Computational mechanics of heterogeneous materials––influence of residual stresses

Abstract

In this contribution, a physically based micromechanical approach is applied in order to clarify the influence of residual stresses on local as well as global properties of metal matrix composites. Artificial microstructures as well as a representative microstructural cut-out of an Al/10%SiC-composite are meshed with finite elements in order to take phase boundaries into account. The latter mesovolume possesses all characteristic features of the material, such as volume fraction, distribution characteristics as well as shape of the particles. The deformation behaviour of this microstructure is analysed under large compressive external loading up to strains of about 10%. In addition, the failure behaviour is modelled using Rice & Tracey’s failure criterion which was recently shown to model microstructural failure to a good approximation. In order to illuminate the influence of particle shape and arrangement, artificial two-dimensional microstructures are analyzed first.
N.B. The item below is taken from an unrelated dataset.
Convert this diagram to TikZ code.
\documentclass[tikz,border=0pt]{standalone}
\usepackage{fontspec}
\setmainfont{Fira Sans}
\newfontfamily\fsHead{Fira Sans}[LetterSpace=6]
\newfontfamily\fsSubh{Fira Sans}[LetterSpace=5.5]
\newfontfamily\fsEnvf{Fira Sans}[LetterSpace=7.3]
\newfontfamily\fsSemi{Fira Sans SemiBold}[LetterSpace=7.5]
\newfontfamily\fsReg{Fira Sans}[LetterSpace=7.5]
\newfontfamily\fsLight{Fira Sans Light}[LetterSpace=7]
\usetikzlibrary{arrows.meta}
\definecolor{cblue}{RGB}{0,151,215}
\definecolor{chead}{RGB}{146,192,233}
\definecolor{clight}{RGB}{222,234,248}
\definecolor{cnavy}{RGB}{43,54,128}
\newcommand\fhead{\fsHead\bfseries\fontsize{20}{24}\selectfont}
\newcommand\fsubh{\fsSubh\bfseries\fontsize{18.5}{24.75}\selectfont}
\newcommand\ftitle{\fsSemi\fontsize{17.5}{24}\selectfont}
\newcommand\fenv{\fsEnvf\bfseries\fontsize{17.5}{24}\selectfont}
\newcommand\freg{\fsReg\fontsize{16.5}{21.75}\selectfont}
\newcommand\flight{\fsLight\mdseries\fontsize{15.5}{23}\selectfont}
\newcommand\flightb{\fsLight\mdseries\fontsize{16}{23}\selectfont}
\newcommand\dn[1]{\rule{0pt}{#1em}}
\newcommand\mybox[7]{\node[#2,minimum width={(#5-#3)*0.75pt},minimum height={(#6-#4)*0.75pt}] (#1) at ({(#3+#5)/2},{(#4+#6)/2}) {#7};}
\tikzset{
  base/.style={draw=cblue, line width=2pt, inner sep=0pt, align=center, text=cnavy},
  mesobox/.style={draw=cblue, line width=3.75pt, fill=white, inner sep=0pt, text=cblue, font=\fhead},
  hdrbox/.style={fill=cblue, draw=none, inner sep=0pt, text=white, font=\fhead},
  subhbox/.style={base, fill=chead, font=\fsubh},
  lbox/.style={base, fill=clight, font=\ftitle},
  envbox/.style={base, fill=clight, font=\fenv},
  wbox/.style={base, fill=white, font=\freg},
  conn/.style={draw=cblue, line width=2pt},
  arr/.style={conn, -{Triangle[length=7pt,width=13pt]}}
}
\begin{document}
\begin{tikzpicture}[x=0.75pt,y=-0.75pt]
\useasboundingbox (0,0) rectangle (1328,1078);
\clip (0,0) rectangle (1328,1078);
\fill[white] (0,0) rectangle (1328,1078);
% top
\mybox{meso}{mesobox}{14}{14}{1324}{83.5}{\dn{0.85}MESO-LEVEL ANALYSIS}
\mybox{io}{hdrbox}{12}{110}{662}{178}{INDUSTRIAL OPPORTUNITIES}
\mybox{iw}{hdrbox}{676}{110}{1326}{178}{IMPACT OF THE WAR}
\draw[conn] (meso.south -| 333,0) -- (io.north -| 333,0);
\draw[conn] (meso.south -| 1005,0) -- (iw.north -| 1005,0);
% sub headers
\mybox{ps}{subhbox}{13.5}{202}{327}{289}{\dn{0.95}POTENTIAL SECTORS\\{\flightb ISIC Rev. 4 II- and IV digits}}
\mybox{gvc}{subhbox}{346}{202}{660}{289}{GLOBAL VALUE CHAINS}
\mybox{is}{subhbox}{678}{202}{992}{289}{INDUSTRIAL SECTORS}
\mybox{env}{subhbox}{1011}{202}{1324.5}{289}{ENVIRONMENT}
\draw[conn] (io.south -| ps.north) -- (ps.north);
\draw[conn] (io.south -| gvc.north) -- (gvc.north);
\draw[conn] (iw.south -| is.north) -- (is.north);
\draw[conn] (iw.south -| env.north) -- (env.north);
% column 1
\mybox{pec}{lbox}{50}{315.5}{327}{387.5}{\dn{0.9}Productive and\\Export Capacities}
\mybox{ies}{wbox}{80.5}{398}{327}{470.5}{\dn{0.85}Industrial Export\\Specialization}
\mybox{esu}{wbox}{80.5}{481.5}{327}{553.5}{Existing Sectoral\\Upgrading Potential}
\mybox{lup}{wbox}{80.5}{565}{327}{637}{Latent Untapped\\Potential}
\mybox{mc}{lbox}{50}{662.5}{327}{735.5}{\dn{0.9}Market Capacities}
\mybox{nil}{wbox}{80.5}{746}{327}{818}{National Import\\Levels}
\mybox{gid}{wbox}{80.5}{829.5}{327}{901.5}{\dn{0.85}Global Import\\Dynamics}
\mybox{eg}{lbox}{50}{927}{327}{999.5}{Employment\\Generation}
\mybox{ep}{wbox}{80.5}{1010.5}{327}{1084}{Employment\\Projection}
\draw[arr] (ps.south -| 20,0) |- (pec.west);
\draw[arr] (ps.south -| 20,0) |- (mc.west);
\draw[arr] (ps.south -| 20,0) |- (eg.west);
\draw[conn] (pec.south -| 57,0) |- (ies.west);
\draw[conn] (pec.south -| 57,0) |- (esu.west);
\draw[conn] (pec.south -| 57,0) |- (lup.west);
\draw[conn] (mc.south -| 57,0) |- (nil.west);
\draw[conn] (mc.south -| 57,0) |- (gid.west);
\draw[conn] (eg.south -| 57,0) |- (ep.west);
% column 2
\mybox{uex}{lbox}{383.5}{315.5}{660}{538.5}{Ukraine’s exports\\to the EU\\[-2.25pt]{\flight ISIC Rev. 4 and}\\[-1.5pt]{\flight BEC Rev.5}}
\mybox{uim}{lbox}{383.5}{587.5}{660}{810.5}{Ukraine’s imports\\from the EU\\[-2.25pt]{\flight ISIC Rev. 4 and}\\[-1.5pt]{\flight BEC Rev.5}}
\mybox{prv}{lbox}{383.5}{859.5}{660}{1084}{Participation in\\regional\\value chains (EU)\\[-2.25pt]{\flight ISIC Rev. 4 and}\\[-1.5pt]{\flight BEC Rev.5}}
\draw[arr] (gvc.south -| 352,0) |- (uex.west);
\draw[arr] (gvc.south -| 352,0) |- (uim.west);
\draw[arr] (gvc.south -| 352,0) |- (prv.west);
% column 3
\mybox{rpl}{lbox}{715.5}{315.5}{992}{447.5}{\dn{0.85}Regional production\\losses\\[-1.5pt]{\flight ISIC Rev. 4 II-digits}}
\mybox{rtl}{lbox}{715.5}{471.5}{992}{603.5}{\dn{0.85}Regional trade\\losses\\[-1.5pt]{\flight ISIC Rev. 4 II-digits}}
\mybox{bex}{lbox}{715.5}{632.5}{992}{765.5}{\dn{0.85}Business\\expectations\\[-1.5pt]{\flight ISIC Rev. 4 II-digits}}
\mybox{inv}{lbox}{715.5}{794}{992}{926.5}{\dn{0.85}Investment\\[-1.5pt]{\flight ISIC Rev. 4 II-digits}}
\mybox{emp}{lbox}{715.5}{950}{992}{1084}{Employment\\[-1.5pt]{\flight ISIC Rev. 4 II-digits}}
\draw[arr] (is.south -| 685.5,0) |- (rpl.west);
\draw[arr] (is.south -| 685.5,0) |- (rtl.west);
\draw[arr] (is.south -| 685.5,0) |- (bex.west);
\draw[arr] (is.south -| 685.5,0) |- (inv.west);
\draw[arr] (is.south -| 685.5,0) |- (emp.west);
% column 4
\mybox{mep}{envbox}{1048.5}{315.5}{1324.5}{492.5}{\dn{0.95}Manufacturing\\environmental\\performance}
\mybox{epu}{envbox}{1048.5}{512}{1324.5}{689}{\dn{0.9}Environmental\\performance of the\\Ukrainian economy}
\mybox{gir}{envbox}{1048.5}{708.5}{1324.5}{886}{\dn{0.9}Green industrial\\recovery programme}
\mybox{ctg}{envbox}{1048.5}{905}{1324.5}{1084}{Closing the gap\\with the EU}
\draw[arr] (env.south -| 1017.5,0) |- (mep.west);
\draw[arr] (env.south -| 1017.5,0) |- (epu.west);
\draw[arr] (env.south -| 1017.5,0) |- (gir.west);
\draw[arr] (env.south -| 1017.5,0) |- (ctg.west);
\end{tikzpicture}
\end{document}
It is found that although residual stresses do have some impact on failure initiation in the microstructure, strains due to external loading are much more of importance in this respect. It is also found that irregular particle shapes are much more prone to fracture in the matrix as compared to regular shapes and that particle alignments are not beneficial with respect to failure aspects. The distribution and maximum values of the damage parameter are shown. It is found that in all cases investigated, damage follows the pattern of plastic deformation and is much less influenced by hydrostatic stresses than expected. Nevertheless, damage nucleates between clusters of particles where shear deformation as well as hydrostatic tensile stresses are concentrated in the matrix.